>>>

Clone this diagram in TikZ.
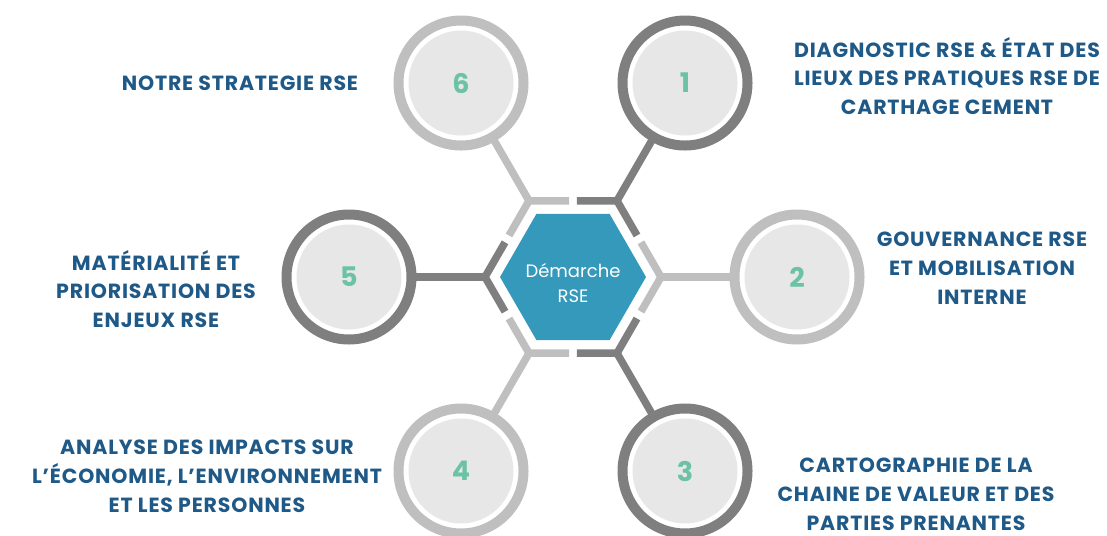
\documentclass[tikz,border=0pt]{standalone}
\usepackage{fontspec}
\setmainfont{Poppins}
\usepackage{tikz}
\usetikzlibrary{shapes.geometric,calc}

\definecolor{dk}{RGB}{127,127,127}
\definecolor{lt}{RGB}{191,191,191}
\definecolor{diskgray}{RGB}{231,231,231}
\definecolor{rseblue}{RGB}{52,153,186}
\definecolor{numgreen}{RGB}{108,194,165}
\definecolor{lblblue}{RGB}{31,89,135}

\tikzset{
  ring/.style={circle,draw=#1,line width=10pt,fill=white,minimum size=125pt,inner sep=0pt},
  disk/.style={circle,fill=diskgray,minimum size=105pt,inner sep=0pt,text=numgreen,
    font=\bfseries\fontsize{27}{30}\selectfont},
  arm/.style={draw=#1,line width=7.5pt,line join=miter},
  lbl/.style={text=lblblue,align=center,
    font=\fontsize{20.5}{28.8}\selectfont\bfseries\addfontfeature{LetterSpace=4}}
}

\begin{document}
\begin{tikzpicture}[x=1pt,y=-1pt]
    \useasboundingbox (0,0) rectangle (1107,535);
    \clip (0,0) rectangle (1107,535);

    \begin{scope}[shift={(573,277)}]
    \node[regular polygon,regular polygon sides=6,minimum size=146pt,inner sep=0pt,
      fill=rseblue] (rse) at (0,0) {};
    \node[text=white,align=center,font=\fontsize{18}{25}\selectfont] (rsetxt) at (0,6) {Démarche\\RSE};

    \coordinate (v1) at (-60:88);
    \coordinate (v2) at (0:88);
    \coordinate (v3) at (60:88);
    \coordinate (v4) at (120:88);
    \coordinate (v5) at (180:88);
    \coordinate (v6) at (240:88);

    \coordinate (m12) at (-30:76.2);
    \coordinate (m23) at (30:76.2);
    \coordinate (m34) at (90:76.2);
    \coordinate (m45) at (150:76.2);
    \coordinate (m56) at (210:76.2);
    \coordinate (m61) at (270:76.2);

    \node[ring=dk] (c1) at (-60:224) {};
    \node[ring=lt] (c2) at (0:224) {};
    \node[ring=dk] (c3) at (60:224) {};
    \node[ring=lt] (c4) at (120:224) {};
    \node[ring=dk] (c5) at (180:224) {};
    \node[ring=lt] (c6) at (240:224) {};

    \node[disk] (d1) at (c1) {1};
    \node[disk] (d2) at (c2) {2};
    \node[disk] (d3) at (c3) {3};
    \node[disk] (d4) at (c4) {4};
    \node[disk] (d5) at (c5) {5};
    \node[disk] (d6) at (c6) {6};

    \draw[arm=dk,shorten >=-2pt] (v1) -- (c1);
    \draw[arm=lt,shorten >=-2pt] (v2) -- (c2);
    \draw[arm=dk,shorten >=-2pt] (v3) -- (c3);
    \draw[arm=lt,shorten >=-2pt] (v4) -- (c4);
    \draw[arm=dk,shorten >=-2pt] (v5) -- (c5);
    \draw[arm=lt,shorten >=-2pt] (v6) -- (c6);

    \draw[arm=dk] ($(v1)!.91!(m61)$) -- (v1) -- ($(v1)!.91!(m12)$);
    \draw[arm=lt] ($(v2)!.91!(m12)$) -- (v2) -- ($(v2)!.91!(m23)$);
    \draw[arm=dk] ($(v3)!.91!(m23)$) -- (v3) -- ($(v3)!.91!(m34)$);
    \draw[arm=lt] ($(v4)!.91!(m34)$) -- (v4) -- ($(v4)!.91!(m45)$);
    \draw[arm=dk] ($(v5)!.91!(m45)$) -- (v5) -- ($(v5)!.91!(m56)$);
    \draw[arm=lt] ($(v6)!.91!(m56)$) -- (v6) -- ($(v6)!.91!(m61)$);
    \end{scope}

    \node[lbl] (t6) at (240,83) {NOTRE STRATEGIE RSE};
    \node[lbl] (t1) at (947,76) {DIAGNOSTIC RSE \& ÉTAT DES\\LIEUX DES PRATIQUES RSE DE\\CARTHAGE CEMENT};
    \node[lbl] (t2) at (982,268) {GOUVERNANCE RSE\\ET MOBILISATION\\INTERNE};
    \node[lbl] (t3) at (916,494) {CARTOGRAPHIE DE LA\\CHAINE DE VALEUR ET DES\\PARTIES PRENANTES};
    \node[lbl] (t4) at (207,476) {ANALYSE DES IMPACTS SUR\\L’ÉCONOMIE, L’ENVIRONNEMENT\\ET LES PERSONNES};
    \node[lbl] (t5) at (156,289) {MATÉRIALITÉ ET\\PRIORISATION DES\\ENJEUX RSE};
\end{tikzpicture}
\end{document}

<<<

TASK TO CARRY OUT:
Repeat only the lines from the beginning of the material through the line containing "(c6) at (240:224)", both ends kept, leaving pictures out.

RESPONSE FOR THIS EXERCISE:
Clone this diagram in TikZ.
\documentclass[tikz,border=0pt]{standalone}
\usepackage{fontspec}
\setmainfont{Poppins}
\usepackage{tikz}
\usetikzlibrary{shapes.geometric,calc}

\definecolor{dk}{RGB}{127,127,127}
\definecolor{lt}{RGB}{191,191,191}
\definecolor{diskgray}{RGB}{231,231,231}
\definecolor{rseblue}{RGB}{52,153,186}
\definecolor{numgreen}{RGB}{108,194,165}
\definecolor{lblblue}{RGB}{31,89,135}

\tikzset{
  ring/.style={circle,draw=#1,line width=10pt,fill=white,minimum size=125pt,inner sep=0pt},
  disk/.style={circle,fill=diskgray,minimum size=105pt,inner sep=0pt,text=numgreen,
    font=\bfseries\fontsize{27}{30}\selectfont},
  arm/.style={draw=#1,line width=7.5pt,line join=miter},
  lbl/.style={text=lblblue,align=center,
    font=\fontsize{20.5}{28.8}\selectfont\bfseries\addfontfeature{LetterSpace=4}}
}

\begin{document}
\begin{tikzpicture}[x=1pt,y=-1pt]
    \useasboundingbox (0,0) rectangle (1107,535);
    \clip (0,0) rectangle (1107,535);

    \begin{scope}[shift={(573,277)}]
    \node[regular polygon,regular polygon sides=6,minimum size=146pt,inner sep=0pt,
      fill=rseblue] (rse) at (0,0) {};
    \node[text=white,align=center,font=\fontsize{18}{25}\selectfont] (rsetxt) at (0,6) {Démarche\\RSE};

    \coordinate (v1) at (-60:88);
    \coordinate (v2) at (0:88);
    \coordinate (v3) at (60:88);
    \coordinate (v4) at (120:88);
    \coordinate (v5) at (180:88);
    \coordinate (v6) at (240:88);

    \coordinate (m12) at (-30:76.2);
    \coordinate (m23) at (30:76.2);
    \coordinate (m34) at (90:76.2);
    \coordinate (m45) at (150:76.2);
    \coordinate (m56) at (210:76.2);
    \coordinate (m61) at (270:76.2);

    \node[ring=dk] (c1) at (-60:224) {};
    \node[ring=lt] (c2) at (0:224) {};
    \node[ring=dk] (c3) at (60:224) {};
    \node[ring=lt] (c4) at (120:224) {};
    \node[ring=dk] (c5) at (180:224) {};
    \node[ring=lt] (c6) at (240:224) {};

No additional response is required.